The same is true here in Indonesia. We go places and our driver is free to kill time, hang out as he pleases until we are finished with our business of one kind or another. Inevitably, when we return, we interrupt him from a very friendly association with a new friend who seems like an old friend. How different that is for an American.
They are connected in some mysterious way, mysterious at least to us, at least to me. They are not asking each other where they went to college or what they do for a living or even where they live. They don’t consider it polite to “interview” each other like that because, no doubt, they know it creates an immediate separation, a barrier. They accept each other unconditionally, comfortably. That doesn’t mean they will lend each other money or go into business together but that on a purely friendly social level everything is fine. They can exchange some human warmth, warmth that people need to stay happily within the human community.

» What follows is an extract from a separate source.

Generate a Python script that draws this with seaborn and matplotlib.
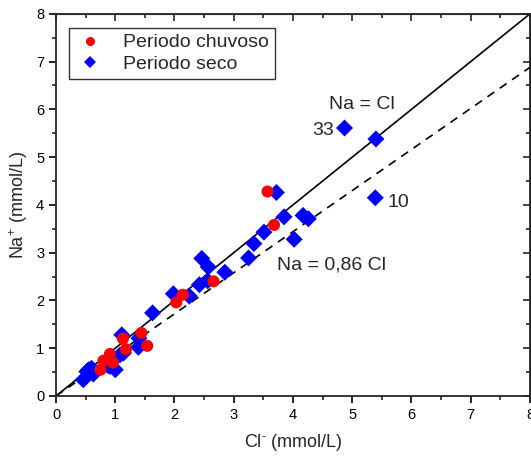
"""Na+ vs Cl- scatter, rainy vs dry period."""

import matplotlib
matplotlib.use("Agg")
import matplotlib.pyplot as plt
import numpy as np
import pandas as pd
import seaborn as sns

# --- data ------------------------------------------------------------------
chuvoso_cl = [0.75, 0.80, 0.91, 0.96, 1.13, 1.18, 1.44, 1.54, 2.03, 2.14, 2.66, 3.57, 3.68]
chuvoso_na = [0.55, 0.74, 0.88, 0.70, 1.20, 0.98, 1.32, 1.05, 1.96, 2.12, 2.40, 4.28, 3.58]

seco_cl = [0.46, 0.52, 0.60, 0.63, 0.55, 0.87, 0.91, 1.00, 1.08, 1.14, 1.11, 1.39, 1.40,
           1.63, 1.98, 2.25, 2.42, 2.56, 2.46, 2.57, 2.85, 3.25, 3.34, 3.51, 3.72,
           3.85, 4.02, 4.17, 4.26, 4.87, 5.40, 5.39]
seco_na = [0.34, 0.51, 0.58, 0.46, 0.55, 0.64, 0.62, 0.55, 0.86, 0.90, 1.28, 1.02, 1.21,
           1.74, 2.14, 2.09, 2.33, 2.41, 2.88, 2.70, 2.59, 2.89, 3.19, 3.43, 4.26,
           3.75, 3.28, 3.78, 3.71, 5.61, 5.38, 4.15]

period_labels = ["Periodo chuvoso", "Periodo seco"]
ref_x = np.array([0.0, 8.0])
ratio_equal = 1.0
ratio_low = 0.86

df = pd.concat([
    pd.DataFrame({"cl": chuvoso_cl, "na": chuvoso_na, "periodo": period_labels[0]}),
    pd.DataFrame({"cl": seco_cl, "na": seco_na, "periodo": period_labels[1]}),
], ignore_index=True)
df = df.iloc[::-1]  # dry first, rainy drawn on top

sns.set_style("ticks")
plt.rcParams["font.family"] = ["Liberation Sans", "DejaVu Sans"]
plt.rcParams["mathtext.fontset"] = "custom"
plt.rcParams["mathtext.rm"] = "Liberation Sans"
plt.rcParams["mathtext.it"] = "Liberation Sans"

fig = plt.figure(figsize=(5.31, 4.61), dpi=100)
ax = fig.add_axes([0.1055, 0.141, 0.8925, 0.829])

ax.plot(ref_x, ratio_equal * ref_x, color="black", lw=1.2, zorder=1)
ax.plot(ref_x, ratio_low * ref_x, color="black", lw=1.2, ls=(0, (5, 4)), zorder=1)

sns.scatterplot(
    data=df, x="cl", y="na", hue="periodo", style="periodo",
    hue_order=period_labels, style_order=period_labels,
    palette={period_labels[0]: "#ff0000", period_labels[1]: "#0000ff"},
    markers={period_labels[0]: "o", period_labels[1]: "D"},
    s=75, linewidth=0, ax=ax, zorder=3,
)

ax.set_xlim(0, 8)
ax.set_ylim(0, 8)
ax.set_xticks(range(0, 9))
ax.set_yticks(range(0, 9))
ax.set_xticks(np.arange(0.5, 8, 1), minor=True)
ax.set_yticks(np.arange(0.5, 8, 1), minor=True)
ax.tick_params(which="major", direction="out", length=5, width=1.2, labelsize=10.5, colors="black")
ax.tick_params(which="minor", direction="out", length=3, width=1.2)
for side in ["top", "right", "bottom", "left"]:
    ax.spines[side].set_visible(True)
    ax.spines[side].set_linewidth(1.3)

# mirrored inward ticks on top and right
top = ax.secondary_xaxis("top")
top.set_xticks(range(0, 9))
top.set_xticks(np.arange(0.5, 8, 1), minor=True)
top.tick_params(which="major", direction="in", length=5, width=1.2, labeltop=False)
top.tick_params(which="minor", direction="in", length=3, width=1.2)
right = ax.secondary_yaxis("right")
right.set_yticks(range(0, 9))
right.set_yticks(np.arange(0.5, 8, 1), minor=True)
right.tick_params(which="major", direction="in", length=5, width=1.2, labelright=False)
right.tick_params(which="minor", direction="in", length=3, width=1.2)

ax.set_xlabel("Cl$^{\\text{-}}$ (mmol/L)", fontsize=13, labelpad=7)
ax.set_ylabel("Na$^{+}$ (mmol/L)", fontsize=13, labelpad=4)

ax.text(4.60, 6.11, "Na = Cl", fontsize=14, va="center")
ax.text(3.73, 2.75, "Na = 0,86 Cl", fontsize=14, va="center")
ax.text(4.70, 5.55, "33", fontsize=14, ha="right", va="center")
ax.text(5.59, 4.05, "10", fontsize=14, ha="left", va="center")

leg = ax.legend(
    loc="upper left", bbox_to_anchor=(0.027, 0.963), borderaxespad=0,
    fontsize=14, frameon=True, fancybox=False, edgecolor="black",
    handletextpad=0.9, borderpad=0.3, labelspacing=0.2, markerscale=0.75,
    handlelength=1.6,
)
leg.get_frame().set_linewidth(1.0)

fig.savefig("out.png", dpi=100)
plt.close(fig)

Our new American mass murderer, Elliot Rodger, is destined to become a super star in the ranks of the disaffected, alienated, lonely, and very angry young men who act out in deadly ways. All these people, beginning in current times with the Columbine Killers of 1999, were outsiders, people who felt marginalized one way or another, bullied, disconnected, lonely. And nobody seemed to care.
This is not a gun issue to my way of thinking although the ease people can acquire guns makes their acts a lot easier to carry out. It is a social issue, a societal issue, an issue of “rugged individualism” and of social Darwinism. American is a competitive place and the ones who are not as pretty or as talented or as smart as those belonging to the “in crowd” suffer greatly. And if they suffer intensely enough and maybe get the support of a kindred spirit, they are willing to kill to take revenge on a world that has rejected them, a world they have come to hate.
One of the reasons Elliot Roger will be so important to future killers is that he wrote his story right from the beginning, one hundred and forty one pages of deadly honest prose chronicling his increasing anger. He also made a video and he also is a very interesting looking person despite his failure to ever have a girlfriend. The most remarkable aspect of his communication with the world is his honesty about his feelings, his sexual frustration, his family, his world. He talks about “rotting in loneliness” and about “hating humanity”.
Sure he was crazy. They all were, but so what? Is just saying that enough? America is producing these people steadily and at an increasing rate. I think we all sense that fact without having to investigate the statistics.
I spent many years teaching in private secondary schools, teaching teenagers from rich families. After one killing spree, maybe it was Columbine, we teachers were asked to make sure every student had a connection with at least one adult, one teacher. I think that was said once and forgotten.
Over the years of teaching this type of student, I began to realize a number of things that were different from when I myself was a rich kid in a boarding school. Now education, in the sense of trying to master different subjects to one degree or another, was not the focus. It seemed to me that our schools were now just advanced babysitting for the rich, that the rich parents wanted to know their kids were in a safe place while they pursued their careers and worked toward trying to put another Mercedes in the garage. If that is not entirely fair it is true enough.
As a teacher, I found my role to be increasingly that of a surrogate parent. And I began to regard my students as needy people and maybe more needy than the so-called “underprivileged” from the economically poor places of our society, urban and rural. My kids had money to burn but often they did not have the attention of their parents. They did not feel known or “seen” by them in a deep personal way.
Elliot Rodger was one of these. His parents meant well, had plenty of money. He drove a black BMW. He saw shrinks from age eight. He told his mother of his sexual frustrations. When you read what he wrote it seems hard to imagine that nobody took his anguish seriously, that nobody worked with him to give it a healthy resolution. It is not that his parents didn’t care or that they weren’t aware of his struggles but that they did not sacrifice much of their precious time to engage him. Parents so often want to buy their way out of the problem with another private school, another shrink, a better car, an exotic trip.
This problem arises from deep in the core of modern American experience. That won’t change, or as my friend, the poet David Kherdian expressed it to me in a letter recently, “You are right about loneliness and alienation (and isolation), but it is systemic; it would necessitate jettisoning the entire culture to find a cure, but I suppose that IS the cure.”